G-Train (image by antonio m. rosario)
While Tom is away at school, Antonio has the keys to the podcast again and he thought he might squeeze in one more episode before the end of the year going over his photography “recipe,” letting loose on his Fuji/mobile/black and white photo workflow. Having spent most of his time on Allison Sheridan’s Chit Chat Across the Pond podcast eluding the specific question of his black and white workflow, Antonio is making up for that by spilling the beans about how he goes from the camera to his final shot. Since this is mainly a workflow episode, it’s devoted to his use of the Fuji X100T camera and Google’s Snap Seed photo processing app on the iPad. Tune in if you want to learn some of his street shooting and processing secrets.
In this shot of downtown NYC at night, the color version just did not have enough drama. Converting it to B&W really brought out the texture of the clouds and really set the pillars apart from the water they’re sitting in.
In this shot, the shot is already mostly monochromatic, except for the man’s skin and some of the background. The color is not really adding anything to the image, so it made sense to make the entire image B&W. Feels more dramatic and personal.
The color version of this shot is not bad, but I felt converting it to B&W really brought out the patterns in the man’s jacket and the building in the background. Also, I think the man in the background gains some importance in the B&W version. He doesn’t have that much presence in the color one.
This is a great example of where the vignetting draws your eye into the subject of the shot, in this case a woman sleeping on the subway. Also, the square crop removes extraneous space on the right of the frame.
This shot works both in B&W and color. I ended up posting the color version because I really liked the warm sunlight and how the overall color pallet matched everywhere in the shot.

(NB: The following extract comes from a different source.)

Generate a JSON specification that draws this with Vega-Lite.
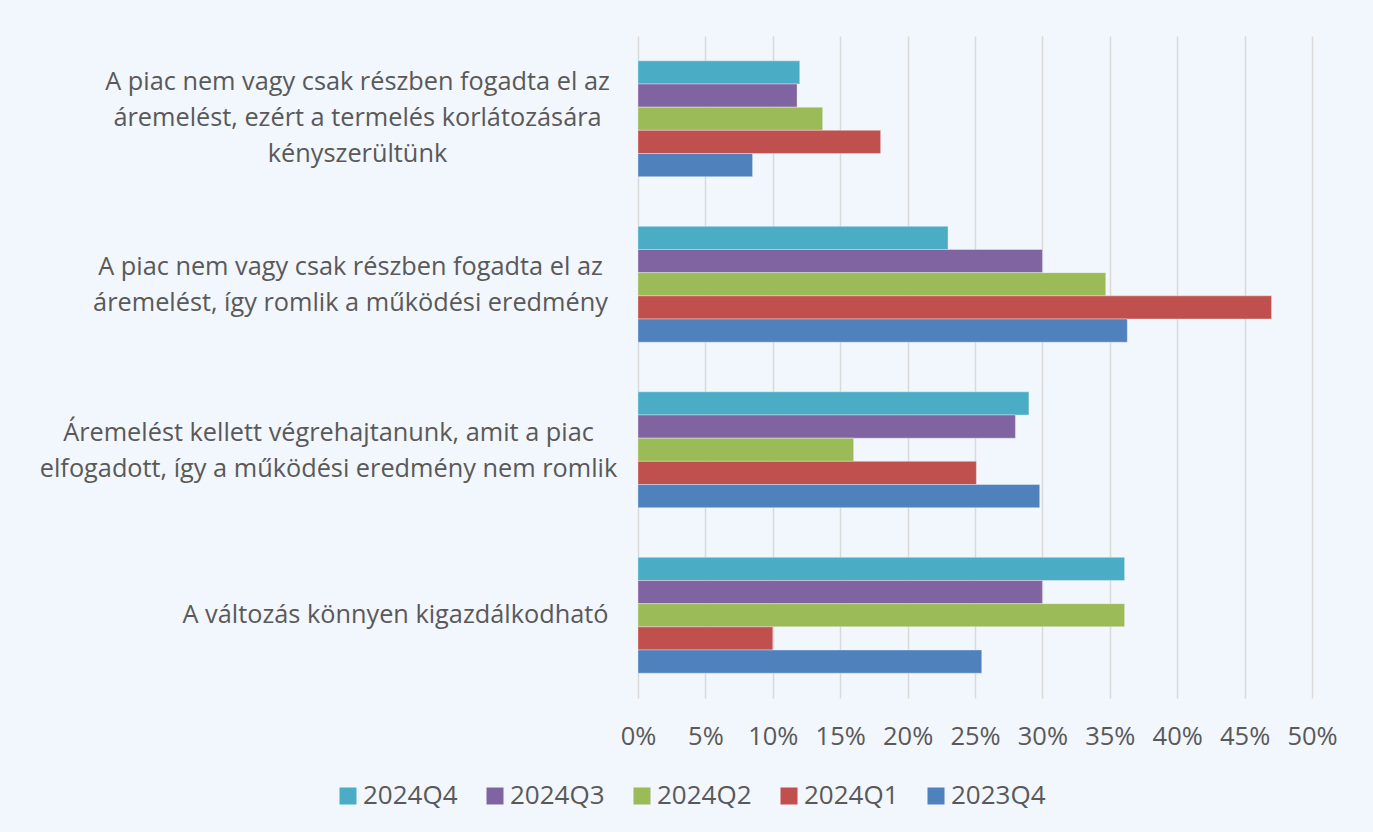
{
  "$schema": "https://vega.github.io/schema/vega-lite/v6.json",
  "autosize": "none",
  "width": 674,
  "height": 662,
  "padding": {"left": 638, "top": 36, "right": 61, "bottom": 134},
  "background": "#F2F6FD",
  "config": {
    "view": {"stroke": null},
    "font": "Open Sans"
  },
  "data": {
    "values": [
      {"cat": "A piac nem vagy csak részben fogadta el az|áremelést, ezért a termelés korlátozására|kényszerültünk", "series": "2024Q4", "value": 0.12},
      {"cat": "A piac nem vagy csak részben fogadta el az|áremelést, ezért a termelés korlátozására|kényszerültünk", "series": "2024Q3", "value": 0.118},
      {"cat": "A piac nem vagy csak részben fogadta el az|áremelést, ezért a termelés korlátozására|kényszerültünk", "series": "2024Q2", "value": 0.137},
      {"cat": "A piac nem vagy csak részben fogadta el az|áremelést, ezért a termelés korlátozására|kényszerültünk", "series": "2024Q1", "value": 0.18},
      {"cat": "A piac nem vagy csak részben fogadta el az|áremelést, ezért a termelés korlátozására|kényszerültünk", "series": "2023Q4", "value": 0.085},
      {"cat": "A piac nem vagy csak részben fogadta el az|áremelést, így romlik a működési eredmény", "series": "2024Q4", "value": 0.23},
      {"cat": "A piac nem vagy csak részben fogadta el az|áremelést, így romlik a működési eredmény", "series": "2024Q3", "value": 0.30},
      {"cat": "A piac nem vagy csak részben fogadta el az|áremelést, így romlik a működési eredmény", "series": "2024Q2", "value": 0.347},
      {"cat": "A piac nem vagy csak részben fogadta el az|áremelést, így romlik a működési eredmény", "series": "2024Q1", "value": 0.47},
      {"cat": "A piac nem vagy csak részben fogadta el az|áremelést, így romlik a működési eredmény", "series": "2023Q4", "value": 0.363},
      {"cat": "Áremelést kellett végrehajtanunk, amit a piac|elfogadott, így a működési eredmény nem romlik", "series": "2024Q4", "value": 0.29},
      {"cat": "Áremelést kellett végrehajtanunk, amit a piac|elfogadott, így a működési eredmény nem romlik", "series": "2024Q3", "value": 0.28},
      {"cat": "Áremelést kellett végrehajtanunk, amit a piac|elfogadott, így a működési eredmény nem romlik", "series": "2024Q2", "value": 0.16},
      {"cat": "Áremelést kellett végrehajtanunk, amit a piac|elfogadott, így a működési eredmény nem romlik", "series": "2024Q1", "value": 0.251},
      {"cat": "Áremelést kellett végrehajtanunk, amit a piac|elfogadott, így a működési eredmény nem romlik", "series": "2023Q4", "value": 0.298},
      {"cat": "A változás könnyen kigazdálkodható", "series": "2024Q4", "value": 0.361},
      {"cat": "A változás könnyen kigazdálkodható", "series": "2024Q3", "value": 0.30},
      {"cat": "A változás könnyen kigazdálkodható", "series": "2024Q2", "value": 0.361},
      {"cat": "A változás könnyen kigazdálkodható", "series": "2024Q1", "value": 0.10},
      {"cat": "A változás könnyen kigazdálkodható", "series": "2023Q4", "value": 0.255}
    ]
  },
  "mark": {"type": "bar", "stroke": "#ffffff", "strokeOpacity": 0.35, "strokeWidth": 1},
  "encoding": {
    "y": {
      "field": "cat",
      "type": "nominal",
      "sort": null,
      "scale": {"paddingInner": 0.3, "paddingOuter": 0.15},
      "axis": {
        "title": null,
        "domain": false,
        "ticks": false,
        "labelExpr": "split(datum.label, '|')",
        "labelAlign": "center",
        "labelBaseline": "middle",
        "labelLineHeight": 36,
        "labelFontSize": 25.3,
        "labelColor": "#595959",
        "labelLimit": 0,
        "labelPadding": {
          "condition": [
            {"test": "indexof(datum.value, 'kényszer') >= 0", "value": 281},
            {"test": "indexof(datum.value, 'így romlik') >= 0", "value": 288},
            {"test": "indexof(datum.value, 'Áremelést') >= 0", "value": 310}
          ],
          "value": 243
        },
        "labelOffset": {
          "condition": [
            {"test": "indexof(datum.value, 'kényszer') >= 0", "value": -37},
            {"test": "indexof(datum.value, 'így romlik') >= 0", "value": -17},
            {"test": "indexof(datum.value, 'Áremelést') >= 0", "value": -17}
          ],
          "value": 0
        }
      }
    },
    "yOffset": {
      "field": "series",
      "type": "nominal",
      "sort": ["2024Q4", "2024Q3", "2024Q2", "2024Q1", "2023Q4"],
      "scale": {"paddingInner": 0, "paddingOuter": 0}
    },
    "x": {
      "field": "value",
      "type": "quantitative",
      "scale": {"domain": [0, 0.5], "nice": false},
      "axis": {
        "title": null,
        "format": ".0%",
        "values": [0, 0.05, 0.1, 0.15, 0.2, 0.25, 0.3, 0.35, 0.4, 0.45, 0.5],
        "domain": false,
        "ticks": false,
        "grid": true,
        "gridColor": "#D9D9D9",
        "gridWidth": 1.5,
        "labelFontSize": 25.5,
        "labelColor": "#595959",
        "labelPadding": 26,
        "labelFlush": false,
        "labelOverlap": false
      }
    },
    "color": {
      "field": "series",
      "type": "nominal",
      "scale": {
        "domain": ["2024Q4", "2024Q3", "2024Q2", "2024Q1", "2023Q4"],
        "range": ["#4BACC6", "#8064A2", "#9BBB59", "#C0504D", "#4F81BD"]
      },
      "legend": {
        "title": null,
        "orient": "none",
        "direction": "horizontal",
        "legendX": -303,
        "legendY": 747,
        "padding": 0,
        "symbolType": "square",
        "symbolSize": 289,
        "symbolStrokeWidth": 0,
        "labelFontSize": 26,
        "labelColor": "#595959",
        "labelOffset": 2,
        "columnPadding": 24,
        "labelLimit": 0
      }
    }
  }
}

In these, I chose color where I liked the overall pallet of colors in the images and B&W where I wanted to really create deep shadows and silhouettes. The image of the construction worker wouldn’t have looked good in B&W because there would have been less interesting contrast between his shirt and the background. In color, they are opposites and contrast each other very well. The image with the cats is almost monochromatic except for the color of the cats themselves and the vines in the background, which adds a nice pop.